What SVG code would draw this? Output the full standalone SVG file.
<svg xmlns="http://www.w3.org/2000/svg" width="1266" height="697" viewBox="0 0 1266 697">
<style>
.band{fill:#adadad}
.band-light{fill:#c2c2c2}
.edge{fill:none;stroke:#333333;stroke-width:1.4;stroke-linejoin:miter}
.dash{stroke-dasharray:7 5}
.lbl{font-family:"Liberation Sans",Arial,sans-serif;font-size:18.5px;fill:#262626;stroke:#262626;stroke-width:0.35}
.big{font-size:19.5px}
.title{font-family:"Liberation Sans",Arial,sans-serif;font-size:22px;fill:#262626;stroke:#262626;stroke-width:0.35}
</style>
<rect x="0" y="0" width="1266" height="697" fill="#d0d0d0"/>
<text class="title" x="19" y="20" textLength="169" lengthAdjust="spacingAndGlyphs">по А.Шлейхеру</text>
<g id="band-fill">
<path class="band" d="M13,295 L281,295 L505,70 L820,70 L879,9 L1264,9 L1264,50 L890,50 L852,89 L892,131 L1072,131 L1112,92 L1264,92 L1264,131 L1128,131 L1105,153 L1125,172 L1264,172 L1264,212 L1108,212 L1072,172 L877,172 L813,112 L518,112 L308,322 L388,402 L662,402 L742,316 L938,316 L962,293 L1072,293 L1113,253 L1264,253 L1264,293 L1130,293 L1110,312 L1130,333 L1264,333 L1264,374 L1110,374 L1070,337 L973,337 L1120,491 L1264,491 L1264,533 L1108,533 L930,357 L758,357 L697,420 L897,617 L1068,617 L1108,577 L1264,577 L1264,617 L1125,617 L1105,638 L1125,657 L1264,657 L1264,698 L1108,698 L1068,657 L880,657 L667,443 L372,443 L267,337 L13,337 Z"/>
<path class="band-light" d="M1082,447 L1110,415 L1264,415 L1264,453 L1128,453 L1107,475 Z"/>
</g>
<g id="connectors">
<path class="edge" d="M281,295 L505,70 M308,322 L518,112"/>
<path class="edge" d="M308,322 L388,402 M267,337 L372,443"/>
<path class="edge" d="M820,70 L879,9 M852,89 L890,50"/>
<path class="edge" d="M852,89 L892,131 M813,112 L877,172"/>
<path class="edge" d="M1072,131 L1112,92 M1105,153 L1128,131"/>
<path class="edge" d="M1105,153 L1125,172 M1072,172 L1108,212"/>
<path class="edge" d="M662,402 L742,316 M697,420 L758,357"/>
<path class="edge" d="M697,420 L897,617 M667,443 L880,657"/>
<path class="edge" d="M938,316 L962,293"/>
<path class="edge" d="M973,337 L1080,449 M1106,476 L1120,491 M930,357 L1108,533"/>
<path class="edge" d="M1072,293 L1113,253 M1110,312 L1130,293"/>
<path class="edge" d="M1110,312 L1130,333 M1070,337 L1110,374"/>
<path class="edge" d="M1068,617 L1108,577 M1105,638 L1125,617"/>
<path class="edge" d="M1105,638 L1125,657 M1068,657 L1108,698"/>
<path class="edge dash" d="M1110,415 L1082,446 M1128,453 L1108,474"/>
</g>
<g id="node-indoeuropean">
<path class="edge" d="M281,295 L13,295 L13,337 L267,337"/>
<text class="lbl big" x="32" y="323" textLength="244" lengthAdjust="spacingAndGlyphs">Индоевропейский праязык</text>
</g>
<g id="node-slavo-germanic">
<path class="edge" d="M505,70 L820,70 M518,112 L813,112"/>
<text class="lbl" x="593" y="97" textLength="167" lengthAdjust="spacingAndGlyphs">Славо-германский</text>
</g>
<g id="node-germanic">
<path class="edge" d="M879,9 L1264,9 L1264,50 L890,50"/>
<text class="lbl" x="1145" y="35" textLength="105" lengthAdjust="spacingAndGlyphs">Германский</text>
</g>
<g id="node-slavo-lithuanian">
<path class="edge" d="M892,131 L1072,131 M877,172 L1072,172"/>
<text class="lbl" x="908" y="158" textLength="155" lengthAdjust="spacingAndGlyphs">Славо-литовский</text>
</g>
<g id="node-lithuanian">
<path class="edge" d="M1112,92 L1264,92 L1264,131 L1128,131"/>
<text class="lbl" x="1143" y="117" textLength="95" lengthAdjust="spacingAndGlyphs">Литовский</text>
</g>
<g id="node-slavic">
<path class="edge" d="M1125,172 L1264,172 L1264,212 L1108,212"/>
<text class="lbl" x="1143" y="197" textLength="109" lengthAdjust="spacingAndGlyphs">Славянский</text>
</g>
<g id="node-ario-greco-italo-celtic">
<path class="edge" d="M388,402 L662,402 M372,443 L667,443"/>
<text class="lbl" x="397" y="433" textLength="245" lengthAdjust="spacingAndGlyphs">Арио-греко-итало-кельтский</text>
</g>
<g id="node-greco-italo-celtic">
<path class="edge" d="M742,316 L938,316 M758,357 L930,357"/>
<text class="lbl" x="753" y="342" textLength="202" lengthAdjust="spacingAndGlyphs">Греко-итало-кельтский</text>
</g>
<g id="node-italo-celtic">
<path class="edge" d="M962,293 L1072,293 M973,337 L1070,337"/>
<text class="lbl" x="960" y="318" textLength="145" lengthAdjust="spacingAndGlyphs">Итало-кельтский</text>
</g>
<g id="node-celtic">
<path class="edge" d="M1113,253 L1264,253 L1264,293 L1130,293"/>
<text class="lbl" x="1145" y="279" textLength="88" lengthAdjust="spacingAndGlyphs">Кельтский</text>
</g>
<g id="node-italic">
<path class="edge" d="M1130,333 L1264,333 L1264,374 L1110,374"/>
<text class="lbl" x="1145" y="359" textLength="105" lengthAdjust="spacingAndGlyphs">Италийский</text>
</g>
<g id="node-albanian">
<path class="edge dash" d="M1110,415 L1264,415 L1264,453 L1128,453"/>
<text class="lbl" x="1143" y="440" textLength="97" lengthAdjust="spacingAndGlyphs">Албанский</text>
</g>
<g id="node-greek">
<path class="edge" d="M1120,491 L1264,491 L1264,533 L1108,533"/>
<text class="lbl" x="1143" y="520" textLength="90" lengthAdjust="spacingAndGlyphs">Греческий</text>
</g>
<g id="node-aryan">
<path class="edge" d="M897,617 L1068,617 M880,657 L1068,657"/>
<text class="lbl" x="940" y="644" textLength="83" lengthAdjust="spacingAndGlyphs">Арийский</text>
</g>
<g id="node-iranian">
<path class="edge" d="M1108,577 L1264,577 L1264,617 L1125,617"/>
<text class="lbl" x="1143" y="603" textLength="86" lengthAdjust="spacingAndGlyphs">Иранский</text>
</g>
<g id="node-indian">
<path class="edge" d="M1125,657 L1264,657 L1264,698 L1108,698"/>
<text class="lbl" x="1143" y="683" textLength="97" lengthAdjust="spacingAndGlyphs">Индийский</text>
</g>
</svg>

########

Write out the listing once more, matching it exactly.

What SVG code would draw this? Output the full standalone SVG file.
<svg xmlns="http://www.w3.org/2000/svg" width="1266" height="697" viewBox="0 0 1266 697">
<style>
.band{fill:#adadad}
.band-light{fill:#c2c2c2}
.edge{fill:none;stroke:#333333;stroke-width:1.4;stroke-linejoin:miter}
.dash{stroke-dasharray:7 5}
.lbl{font-family:"Liberation Sans",Arial,sans-serif;font-size:18.5px;fill:#262626;stroke:#262626;stroke-width:0.35}
.big{font-size:19.5px}
.title{font-family:"Liberation Sans",Arial,sans-serif;font-size:22px;fill:#262626;stroke:#262626;stroke-width:0.35}
</style>
<rect x="0" y="0" width="1266" height="697" fill="#d0d0d0"/>
<text class="title" x="19" y="20" textLength="169" lengthAdjust="spacingAndGlyphs">по А.Шлейхеру</text>
<g id="band-fill">
<path class="band" d="M13,295 L281,295 L505,70 L820,70 L879,9 L1264,9 L1264,50 L890,50 L852,89 L892,131 L1072,131 L1112,92 L1264,92 L1264,131 L1128,131 L1105,153 L1125,172 L1264,172 L1264,212 L1108,212 L1072,172 L877,172 L813,112 L518,112 L308,322 L388,402 L662,402 L742,316 L938,316 L962,293 L1072,293 L1113,253 L1264,253 L1264,293 L1130,293 L1110,312 L1130,333 L1264,333 L1264,374 L1110,374 L1070,337 L973,337 L1120,491 L1264,491 L1264,533 L1108,533 L930,357 L758,357 L697,420 L897,617 L1068,617 L1108,577 L1264,577 L1264,617 L1125,617 L1105,638 L1125,657 L1264,657 L1264,698 L1108,698 L1068,657 L880,657 L667,443 L372,443 L267,337 L13,337 Z"/>
<path class="band-light" d="M1082,447 L1110,415 L1264,415 L1264,453 L1128,453 L1107,475 Z"/>
</g>
<g id="connectors">
<path class="edge" d="M281,295 L505,70 M308,322 L518,112"/>
<path class="edge" d="M308,322 L388,402 M267,337 L372,443"/>
<path class="edge" d="M820,70 L879,9 M852,89 L890,50"/>
<path class="edge" d="M852,89 L892,131 M813,112 L877,172"/>
<path class="edge" d="M1072,131 L1112,92 M1105,153 L1128,131"/>
<path class="edge" d="M1105,153 L1125,172 M1072,172 L1108,212"/>
<path class="edge" d="M662,402 L742,316 M697,420 L758,357"/>
<path class="edge" d="M697,420 L897,617 M667,443 L880,657"/>
<path class="edge" d="M938,316 L962,293"/>
<path class="edge" d="M973,337 L1080,449 M1106,476 L1120,491 M930,357 L1108,533"/>
<path class="edge" d="M1072,293 L1113,253 M1110,312 L1130,293"/>
<path class="edge" d="M1110,312 L1130,333 M1070,337 L1110,374"/>
<path class="edge" d="M1068,617 L1108,577 M1105,638 L1125,617"/>
<path class="edge" d="M1105,638 L1125,657 M1068,657 L1108,698"/>
<path class="edge dash" d="M1110,415 L1082,446 M1128,453 L1108,474"/>
</g>
<g id="node-indoeuropean">
<path class="edge" d="M281,295 L13,295 L13,337 L267,337"/>
<text class="lbl big" x="32" y="323" textLength="244" lengthAdjust="spacingAndGlyphs">Индоевропейский праязык</text>
</g>
<g id="node-slavo-germanic">
<path class="edge" d="M505,70 L820,70 M518,112 L813,112"/>
<text class="lbl" x="593" y="97" textLength="167" lengthAdjust="spacingAndGlyphs">Славо-германский</text>
</g>
<g id="node-germanic">
<path class="edge" d="M879,9 L1264,9 L1264,50 L890,50"/>
<text class="lbl" x="1145" y="35" textLength="105" lengthAdjust="spacingAndGlyphs">Германский</text>
</g>
<g id="node-slavo-lithuanian">
<path class="edge" d="M892,131 L1072,131 M877,172 L1072,172"/>
<text class="lbl" x="908" y="158" textLength="155" lengthAdjust="spacingAndGlyphs">Славо-литовский</text>
</g>
<g id="node-lithuanian">
<path class="edge" d="M1112,92 L1264,92 L1264,131 L1128,131"/>
<text class="lbl" x="1143" y="117" textLength="95" lengthAdjust="spacingAndGlyphs">Литовский</text>
</g>
<g id="node-slavic">
<path class="edge" d="M1125,172 L1264,172 L1264,212 L1108,212"/>
<text class="lbl" x="1143" y="197" textLength="109" lengthAdjust="spacingAndGlyphs">Славянский</text>
</g>
<g id="node-ario-greco-italo-celtic">
<path class="edge" d="M388,402 L662,402 M372,443 L667,443"/>
<text class="lbl" x="397" y="433" textLength="245" lengthAdjust="spacingAndGlyphs">Арио-греко-итало-кельтский</text>
</g>
<g id="node-greco-italo-celtic">
<path class="edge" d="M742,316 L938,316 M758,357 L930,357"/>
<text class="lbl" x="753" y="342" textLength="202" lengthAdjust="spacingAndGlyphs">Греко-итало-кельтский</text>
</g>
<g id="node-italo-celtic">
<path class="edge" d="M962,293 L1072,293 M973,337 L1070,337"/>
<text class="lbl" x="960" y="318" textLength="145" lengthAdjust="spacingAndGlyphs">Итало-кельтский</text>
</g>
<g id="node-celtic">
<path class="edge" d="M1113,253 L1264,253 L1264,293 L1130,293"/>
<text class="lbl" x="1145" y="279" textLength="88" lengthAdjust="spacingAndGlyphs">Кельтский</text>
</g>
<g id="node-italic">
<path class="edge" d="M1130,333 L1264,333 L1264,374 L1110,374"/>
<text class="lbl" x="1145" y="359" textLength="105" lengthAdjust="spacingAndGlyphs">Италийский</text>
</g>
<g id="node-albanian">
<path class="edge dash" d="M1110,415 L1264,415 L1264,453 L1128,453"/>
<text class="lbl" x="1143" y="440" textLength="97" lengthAdjust="spacingAndGlyphs">Албанский</text>
</g>
<g id="node-greek">
<path class="edge" d="M1120,491 L1264,491 L1264,533 L1108,533"/>
<text class="lbl" x="1143" y="520" textLength="90" lengthAdjust="spacingAndGlyphs">Греческий</text>
</g>
<g id="node-aryan">
<path class="edge" d="M897,617 L1068,617 M880,657 L1068,657"/>
<text class="lbl" x="940" y="644" textLength="83" lengthAdjust="spacingAndGlyphs">Арийский</text>
</g>
<g id="node-iranian">
<path class="edge" d="M1108,577 L1264,577 L1264,617 L1125,617"/>
<text class="lbl" x="1143" y="603" textLength="86" lengthAdjust="spacingAndGlyphs">Иранский</text>
</g>
<g id="node-indian">
<path class="edge" d="M1125,657 L1264,657 L1264,698 L1108,698"/>
<text class="lbl" x="1143" y="683" textLength="97" lengthAdjust="spacingAndGlyphs">Индийский</text>
</g>
</svg>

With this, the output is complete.